▸ Requirements
Starting at the first line of the listing below, repeat each line up to and including the one containing "from matplotlib.patches import Rectangle". Leave out pictures.

== Recorded information ==

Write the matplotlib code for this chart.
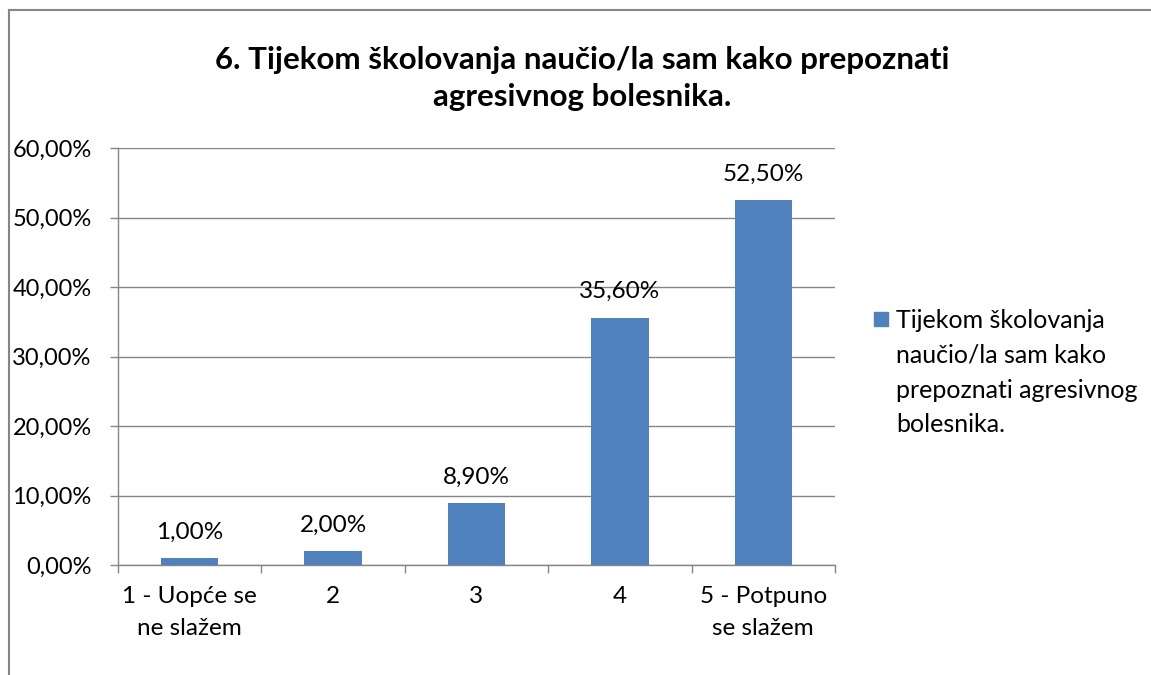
import matplotlib
matplotlib.use('Agg')
from matplotlib import pyplot as plt
from matplotlib.lines import Line2D
from matplotlib.patches import Rectangle

# podaci
categories = ['1 - Uopće se\nne slažem', '2', '3', '4', '5 - Potpuno\nse slažem']
values = [1.00, 2.00, 8.90, 35.60, 52.50]
title = '6. Tijekom školovanja naučio/la sam kako prepoznati\nagresivnog bolesnika.'
series_name = 'Tijekom školovanja\nnaučio/la sam kako\nprepoznati agresivnog\nbolesnika.'
y_ticks = [0, 10, 20, 30, 40, 50, 60]

bar_color = '#4F81BD'
grey = '#868686'
fs = 17.5

plt.rcParams['font.family'] = ['Lato', 'DejaVu Sans']

fig = plt.figure(figsize=(11.51, 6.75), dpi=100)
ax = fig.add_axes([118 / 1151, 1 - 565 / 675, (835 - 118) / 1151, (565 - 148) / 675])

x = list(range(len(values)))
bars = ax.bar(x, values, width=0.4, color=bar_color, zorder=3)

# etichette sopra le barre
for xi, v in zip(x, values):
    ax.annotate(f'{v:.2f}%'.replace('.', ','), (xi, v), xytext=(0, 11),
                textcoords='offset points', ha='center', va='bottom',
                fontsize=fs, color='black')

ax.set_xlim(-0.5, len(values) - 0.5)
ax.set_ylim(0, 60)
ax.set_yticks(y_ticks)
ax.set_yticklabels([f'{t:.2f}%'.replace('.', ',') for t in y_ticks])
ax.grid(axis='y', color=grey, linewidth=1.0, zorder=0)

# tick tra le categorie, etichette al centro
ax.set_xticks([i - 0.5 for i in range(len(values) + 1)])
ax.set_xticklabels([])
ax.set_xticks(x, minor=True)
ax.set_xticklabels(categories, minor=True, fontsize=fs, linespacing=1.65)
ax.tick_params(axis='x', which='major', length=6, width=1.0, color=grey, direction='out')
ax.tick_params(axis='x', which='minor', length=0, pad=15)
ax.tick_params(axis='y', length=6, width=1.0, color=grey, pad=13, labelsize=17)

for s in ['top', 'right']:
    ax.spines[s].set_visible(False)
for s in ['left', 'bottom']:
    ax.spines[s].set_color(grey)
    ax.spines[s].set_linewidth(1.0)

fig.text(0.506, 0.884, title, ha='center', va='center', fontsize=22.5,
         fontweight='bold', linespacing=1.4)

# legenda
fig.add_artist(Rectangle((874 / 1151, 1 - 326 / 675), 14 / 1151, 14 / 675,
                         transform=fig.transFigure, color=bar_color))
fig.text(896 / 1151, 1 - 309 / 675, series_name, ha='left', va='top',
         fontsize=18, linespacing=1.62)

# cornice
fig.add_artist(Line2D([9 / 1151, 1], [1 - 10 / 675, 1 - 10 / 675],
                      transform=fig.transFigure, color=grey, linewidth=1.5))
fig.add_artist(Line2D([9 / 1151, 9 / 1151], [1 - 10 / 675, 0],
                      transform=fig.transFigure, color=grey, linewidth=1.5))

fig.savefig('out.png', dpi=100)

===

▸ Result
Write the matplotlib code for this chart.
import matplotlib
matplotlib.use('Agg')
from matplotlib import pyplot as plt
from matplotlib.lines import Line2D
from matplotlib.patches import Rectangle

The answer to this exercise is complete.